9.1 The observability stack
- Grafana for dashboards and alerting
- Loki for log aggregation
- Prometheus for metrics
- Grafana Alloy as the unified collection agent (replaces Promtail + node_exporter)
- All four run on the host; Grafana/Loki/Prometheus in a rootless pod, Alloy as a rootful container (needs access to journald and all service users’ container logs)
9.2 Alloy as the collection agent
- Alloy collects from two log sources: systemd journal (host and service events) and Podman container logs (overlay storage
ctr.logfiles) - Pushes logs to Loki on localhost:3100
- Scrapes Prometheus metrics from: node_exporter (host), Authentik, Envoy admin (:9901), zrepl
- Runs with host network and bind mounts for
/var/log/journal,/home(service user container storage)
9.3 Why journald is the only log source
- Every rootless Podman container logs to journald via systemd
- Alloy also reads Podman’s internal container logs for richer metadata
- No syslog, no file-based logs, no log rotation config — journald handles retention and structure
9.4 Prometheus metrics
- Static scrape targets defined in
prometheus.yml, deployed by pyinfra - Authentik exposes metrics on :9300 (application health, flow execution, policy evaluation)

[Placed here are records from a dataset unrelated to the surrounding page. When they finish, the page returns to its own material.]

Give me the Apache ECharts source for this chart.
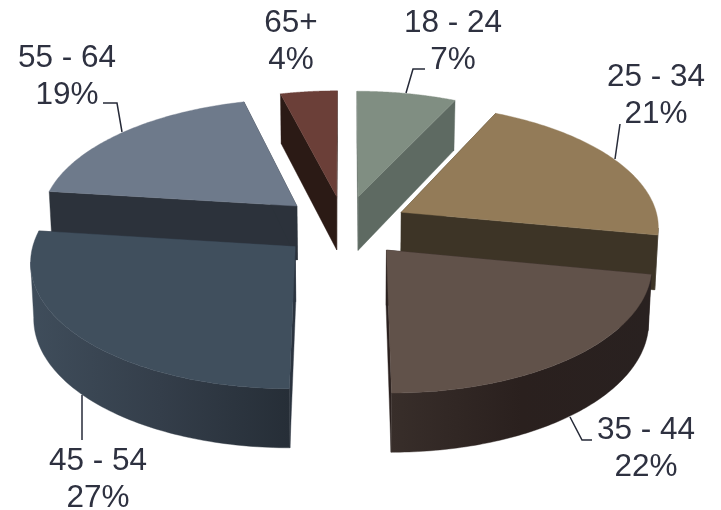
<!DOCTYPE html>
<html>
<head>
<meta charset="utf-8">
<style>html,body{margin:0;padding:0;background:#fff}#chart{width:721px;height:510px}</style>
<script src="https://cdn.jsdelivr.net/npm/echarts@6/dist/echarts.min.js"></script>
</head>
<body>
<div id="chart"></div>
<script>
// Age brackets and their share of the total, in percent.
const categories = ['18 - 24', '25 - 34', '35 - 44', '45 - 54', '55 - 64', '65+'];
const shares = [7, 21, 22, 27, 19, 4];

// Slice colours: top face, side face, outer wall gradient (left to right).
const topColors = ['#808E82', '#937B58', '#61524A', '#404F5D', '#6E7A8B', '#6B3F38'];
const sideColors = ['#5E6A62', '#3D3426', '#2A201E', '#2A333E', '#2C323B', '#2B1A15'];
const wallStops = [
  ['#5E6A62', '#5E6A62'],
  ['#3D3426', '#3D3426'],
  ['#382E2A', '#2A201E', '#292120'],
  ['#3F4D5B', '#343E4A', '#262E37'],
  ['#2C323B', '#2C323B'],
  ['#2B1A15', '#2B1A15']
];

// Far slices are painted first so nearer ones overlap them.
const drawOrder = [5, 0, 4, 1, 3, 2];

// Pie tilted in perspective: plane coordinates to page pixels.
const VIEW = { cx: 344.5, cy: 226, a: 258, b: 122.5, k: 0.105, explode: 0.25, baseShrink: 0.99 };

function project(X, Y) {
  const w = 1 + VIEW.k * Y;
  return [VIEW.cx + VIEW.a * X / w, VIEW.cy - VIEW.b * Y / w];
}
function thickness(Y) {
  return 54.5 - 4 * Y;
}
function lower(X, Y) {
  const p = project(X, Y);
  return [VIEW.cx + (p[0] - VIEW.cx) * VIEW.baseShrink, p[1] + thickness(Y)];
}

const total = shares.reduce((s, v) => s + v, 0);
const toRad = v => v / total * Math.PI * 2;

function sliceAngles(index) {
  let start = 0;
  for (let i = 0; i < index; i++) start += toRad(shares[i]);
  return [start, start + toRad(shares[index])];
}

function polygon(points, fill) {
  return {
    type: 'polygon',
    shape: { points: points },
    style: { fill: fill, stroke: fill, lineWidth: 0.4 }
  };
}

function renderSlice(params, api) {
  const index = api.value(0);
  const [a0, a1] = sliceAngles(index);
  const mid = (a0 + a1) / 2;
  const ox = VIEW.explode * Math.sin(mid);
  const oy = VIEW.explode * Math.cos(mid);

  const rim = [];
  const steps = 90;
  for (let i = 0; i <= steps; i++) {
    const t = a0 + (a1 - a0) * i / steps;
    rim.push([ox + Math.sin(t), oy + Math.cos(t)]);
  }
  const rimTop = rim.map(p => project(p[0], p[1]));
  const rimLow = rim.map(p => lower(p[0], p[1]));
  const tipTop = project(ox, oy);
  const tipLow = lower(ox, oy);

  const side = sideColors[index];
  const children = [
    polygon([tipTop, rimTop[0], rimLow[0], tipLow], side),
    polygon([tipTop, rimTop[steps], rimLow[steps], tipLow], side)
  ];

  // Only the viewer-facing part of the rim gets a wall: clockwise, it runs leftward on the page.
  const facing = [];
  for (let i = 0; i < steps; i++) {
    if (rimTop[i + 1][0] < rimTop[i][0]) {
      if (!facing.length) facing.push(i);
      facing.push(i + 1);
    }
  }
  if (facing.length > 1) {
    const stops = wallStops[index];
    const xs = facing.map(i => rimTop[i][0]);
    const wallFill = new echarts.graphic.LinearGradient(
      Math.min.apply(null, xs), 0, Math.max.apply(null, xs), 0,
      stops.map((c, i) => ({ offset: i / (stops.length - 1), color: c })),
      true
    );
    const upper = facing.map(i => rimTop[i]);
    const under = facing.map(i => rimLow[i]).reverse();
    children.push(polygon(upper.concat(under), wallFill));
  }

  children.push(polygon([tipTop].concat(rimTop), topColors[index]));
  return { type: 'group', children: children };
}

// Label placement: centre x, top of the text block, and its leader line.
const labelLayout = [
  { x: 453, y: 5, leader: [[406, 93], [413, 69], [425, 69]] },
  { x: 656, y: 59, leader: [[615, 159], [620, 124]] },
  { x: 646, y: 412, leader: [[570, 417], [582, 440], [592, 440]] },
  { x: 98, y: 443, leader: [[82, 395], [82, 440]] },
  { x: 67, y: 40, leader: [[122, 132], [117, 103], [103, 103]] },
  { x: 291, y: 5, leader: null }
];

const labelElements = [];
categories.forEach((name, i) => {
  const spot = labelLayout[i];
  labelElements.push({
    type: 'text',
    x: spot.x,
    y: spot.y,
    z: 10,
    style: {
      text: name + '\n' + shares[i] + '%',
      fontFamily: '"Liberation Sans", Arial, sans-serif',
      fontSize: 31.5,
      lineHeight: 37,
      fill: '#2E3140',
      align: 'center',
      verticalAlign: 'top'
    }
  });
  if (spot.leader) {
    labelElements.push({
      type: 'polyline',
      z: 9,
      shape: { points: spot.leader },
      style: { stroke: '#262A38', lineWidth: 1.5, fill: null }
    });
  }
});

const chart = echarts.init(document.getElementById('chart'), null, { renderer: 'canvas' });
chart.setOption({
  animation: false,
  backgroundColor: '#ffffff',
  graphic: { elements: labelElements },
  series: [{
    type: 'custom',
    coordinateSystem: 'none',
    renderItem: renderSlice,
    data: drawOrder.map(i => ({ name: categories[i], value: [i, shares[i]] }))
  }]
});
</script>
</body>
</html>
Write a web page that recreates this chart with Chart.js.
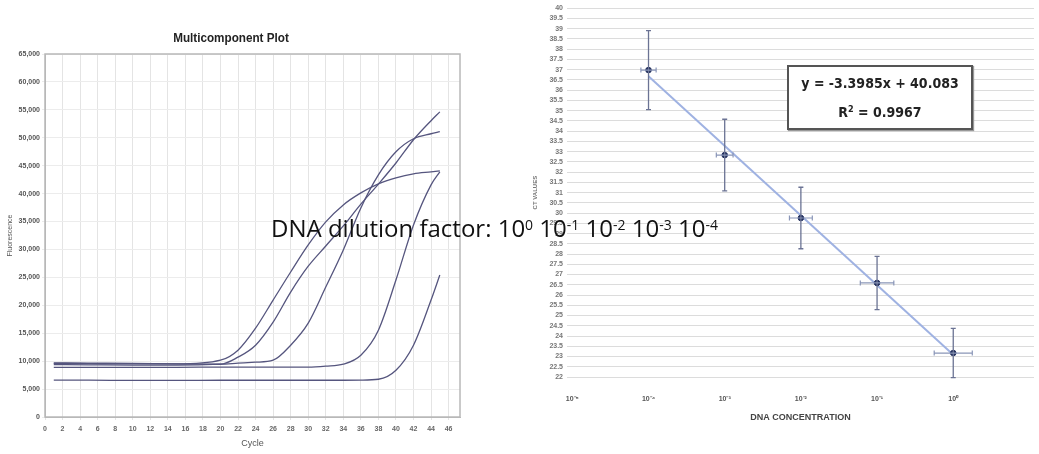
<!DOCTYPE html>
<html><head><meta charset="utf-8">
<script src="https://cdn.jsdelivr.net/npm/chart.js@4/dist/chart.umd.min.js"></script>
<style>
html,body{margin:0;padding:0;background:#fff;width:1039px;height:454px;overflow:hidden;}
#left{position:absolute;left:0;top:0;width:462px;height:454px;}
#right{position:absolute;left:500px;top:0;width:539px;height:454px;}
#overlay{position:absolute;left:271px;top:216px;font-family:"Open Sans","Noto Sans",sans-serif;font-size:24px;color:#111;white-space:nowrap;line-height:24px;}
#overlay sup{font-size:14px;vertical-align:7px;line-height:0;}
#eqbox{position:absolute;left:787px;top:65px;width:182px;height:61px;border:2px solid #555;box-shadow:1px 1px 1px #999;background:#fff;
 font-family:"DejaVu Sans Condensed","DejaVu Sans",sans-serif;font-stretch:condensed;font-weight:bold;font-size:14px;color:#222;text-align:center;}
#eqbox div{position:absolute;left:0;width:100%;}
#eqbox sup{font-size:9px;vertical-align:5px;line-height:0;}
</style></head><body>
<div id="left"><canvas id="c1"></canvas></div>
<div id="right"><canvas id="c2"></canvas></div>
<div id="eqbox"><div style="top:8px">y = -3.3985x + 40.083</div><div style="top:37px">R<sup>2</sup> = 0.9967</div></div>
<div id="overlay">DNA dilution factor: 10<sup>0</sup> 10<sup>-1</sup> 10<sup>-2</sup> 10<sup>-3</sup> 10<sup>-4</sup></div>
<script>
// ---------- Left chart data (Multicomponent Plot) ----------
const CYCLES = [1,5,10,15,20,22,24,26,28,30,32,34,36,38,40,42,44,45];
const CYCLE_TICKS = [0,2,4,6,8,10,12,14,16,18,20,22,24,26,28,30,32,34,36,38,40,42,44,46];
const FLUOR_TICKS = [0,5000,10000,15000,20000,25000,30000,35000,40000,45000,50000,55000,60000,65000];
const CURVE_A = [9700,9650,9600,9500,9450,10710,12860,16990,22370,27000,30620,34210,38120,41710,45480,49650,53060,54640];
const CURVE_B = [9400,9350,9300,9300,9450,9630,9810,10170,12860,16810,23270,29910,37440,43360,47490,49820,50720,51080];
const CURVE_C = [9600,9550,9500,9500,10170,11970,15910,20940,25960,30800,34930,37980,40130,41750,42820,43540,43900,44080];
const CURVE_D = [8900,8900,8900,8900,8930,8930,8930,8930,8930,8930,9100,9450,11070,15550,24520,34390,41570,43900];
const CURVE_E = [6600,6600,6550,6550,6580,6580,6580,6580,6580,6580,6580,6580,6600,6760,8380,12860,20940,25430];

// ---------- Right chart data (standard curve) ----------
const CONC_TICKS = [0,1,2,3,4,5];
const CONC_LABELS = ['10\u207B\u2075','10\u207B\u2074','10\u207B\u00B3','10\u207B\u00B2','10\u207B\u00B9','10\u2070'];
const CT_TICKS = [22,22.5,23,23.5,24,24.5,25,25.5,26,26.5,27,27.5,28,28.5,29,29.5,30,30.5,31,31.5,32,32.5,33,33.5,34,34.5,35,35.5,36,36.5,37,37.5,38,38.5,39,39.5,40];
const CT_X = [1,2,3,4,5];
const CT_VALUES = [36.98,32.83,29.76,26.59,23.17];
const CT_ERR_Y = [1.93,1.75,1.5,1.3,1.2];
const CT_ERR_X = [0.1,0.11,0.15,0.22,0.25];
const TREND_X = [1,5];
const TREND_Y = [36.68,23.09];

const curveColor = '#55557e';
function curve(vals){
  return {data: CYCLES.map((c,i)=>({x:c,y:vals[i]})), borderColor:curveColor, borderWidth:1.3,
    pointRadius:0, cubicInterpolationMode:'monotone', fill:false};
}
const frame = {id:'frame', afterDraw(ch){
  const a=ch.chartArea, c=ch.ctx; c.save(); c.strokeStyle='#b8b8b8'; c.lineWidth=1.5;
  c.strokeRect(a.left,a.top,a.right-a.left,a.bottom-a.top); c.restore();
  c.save(); c.fillStyle='#222'; c.font='bold 13px "Liberation Sans",Arial';
  c.translate(231,38); c.scale(0.9,1);
  c.textAlign='center'; c.textBaseline='middle'; c.fillText('Multicomponent Plot',0,0); c.restore();
}};
new Chart(document.getElementById('c1'), {
  type:'line',
  data:{datasets:[curve(CURVE_A),curve(CURVE_B),curve(CURVE_C),curve(CURVE_D),curve(CURVE_E)]},
  options:{responsive:true, maintainAspectRatio:false, animation:false,
    layout:{padding:{top:54,right:2,left:0,bottom:0}},
    plugins:{legend:{display:false}, tooltip:{enabled:false}},
    scales:{
      x:{type:'linear', min:0, max:47.3,
        afterBuildTicks:s=>{s.ticks=CYCLE_TICKS.map(v=>({value:v}));},
        afterFit:s=>{s.height=37;},
        grid:{color:'#e4e4e4', drawTicks:true, tickLength:3},
        border:{color:'#b8b8b8'},
        ticks:{color:'#666', font:{size:7, weight:'bold', family:'Liberation Sans'}, padding:5, maxRotation:0, autoSkip:false},
        title:{display:true, text:'Cycle', color:'#555', font:{size:9, family:'Liberation Sans'}, padding:{top:0,bottom:5}}},
      y:{min:0, max:65000,
        afterBuildTicks:s=>{s.ticks=FLUOR_TICKS.map(v=>({value:v}));},
        afterFit:s=>{s.width=45;},
        grid:{color:'#ececec', tickLength:3},
        border:{color:'#b8b8b8'},
        ticks:{color:'#555', font:{size:7, weight:'bold', family:'Liberation Sans'}, padding:2,
          callback:v=>v.toLocaleString('en-US')},
        title:{display:true, text:'Fluorescence', color:'#555', font:{size:7, family:'Liberation Sans'}, padding:{top:6,bottom:0}}}
    }
  },
  plugins:[frame]
});

const errBars = {id:'errBars', afterDatasetsDraw(ch){
  const xs=ch.scales.x, ys=ch.scales.y, c=ch.ctx; c.save();
  CT_X.forEach((xv,i)=>{
    const px=xs.getPixelForValue(xv), py=ys.getPixelForValue(CT_VALUES[i]);
    const y1=ys.getPixelForValue(CT_VALUES[i]+CT_ERR_Y[i]), y2=ys.getPixelForValue(CT_VALUES[i]-CT_ERR_Y[i]);
    const x1=xs.getPixelForValue(xv-CT_ERR_X[i]), x2=xs.getPixelForValue(xv+CT_ERR_X[i]);
    c.strokeStyle='#6b7394'; c.lineWidth=1.3;
    c.beginPath(); c.moveTo(px,y1); c.lineTo(px,y2);
    c.moveTo(px-2.5,y1); c.lineTo(px+2.5,y1); c.moveTo(px-2.5,y2); c.lineTo(px+2.5,y2); c.stroke();
    c.strokeStyle='#8a96b8'; c.lineWidth=1.2;
    c.beginPath(); c.moveTo(x1,py); c.lineTo(x2,py);
    c.moveTo(x1,py-2.5); c.lineTo(x1,py+2.5); c.moveTo(x2,py-2.5); c.lineTo(x2,py+2.5); c.stroke();
  });
  c.restore();
}};
new Chart(document.getElementById('c2'), {
  type:'scatter',
  data:{datasets:[
    {data:CT_X.map((x,i)=>({x:x,y:CT_VALUES[i]})), backgroundColor:'#23305e', borderColor:'#23305e', pointRadius:2.8, order:0},
    {type:'line', data:TREND_X.map((x,i)=>({x:x,y:TREND_Y[i]})), borderColor:'#9fb2e2', borderWidth:2, pointRadius:0, order:1}
  ]},
  options:{responsive:true, maintainAspectRatio:false, animation:false,
    layout:{padding:{top:8,right:4,left:0,bottom:0}},
    plugins:{legend:{display:false}, tooltip:{enabled:false}},
    scales:{
      x:{type:'linear', min:-0.07, max:6.06,
        afterBuildTicks:s=>{s.ticks=CONC_TICKS.map(v=>({value:v}));},
        afterFit:s=>{s.height=77;},
        grid:{display:false},
        border:{display:false},
        ticks:{color:'#555', font:{size:7, weight:'bold', family:'Liberation Sans'}, padding:10, autoSkip:false,
          callback:v=>CONC_LABELS[v]},
        title:{display:true, text:'DNA CONCENTRATION', color:'#444', font:{size:9, weight:'bold', family:'Liberation Sans'}, padding:{top:0,bottom:31}}},
      y:{min:22, max:40,
        afterBuildTicks:s=>{s.ticks=CT_TICKS.map(v=>({value:v}));},
        afterFit:s=>{s.width=67;},
        grid:{color:'#dcdcdc', drawTicks:false},
        border:{display:false},
        ticks:{color:'#777', font:{size:7, weight:'bold', family:'Liberation Sans'}, padding:4, autoSkip:false,
          callback:v=>String(v)},
        title:{display:true, text:'CT VALUES', color:'#777', font:{size:6, weight:'bold', family:'Liberation Sans'}, padding:{top:32,bottom:0}}}
    }
  },
  plugins:[errBars]
});
</script>
</body></html>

- Envoy exposes metrics on :9901 (connection counts, latency histograms, circuit breaker state)
- zrepl exposes metrics on :9811 (snapshot counts, replication lag)
9.5 Grafana dashboards
- OIDC login via Authentik (Grafana is one of the OIDC-integrated services)
- Dashboards for: host resource usage, per-service container health, Envoy traffic, ZFS pool state
- Alerting via Grafana’s built-in alertmanager (email, webhook)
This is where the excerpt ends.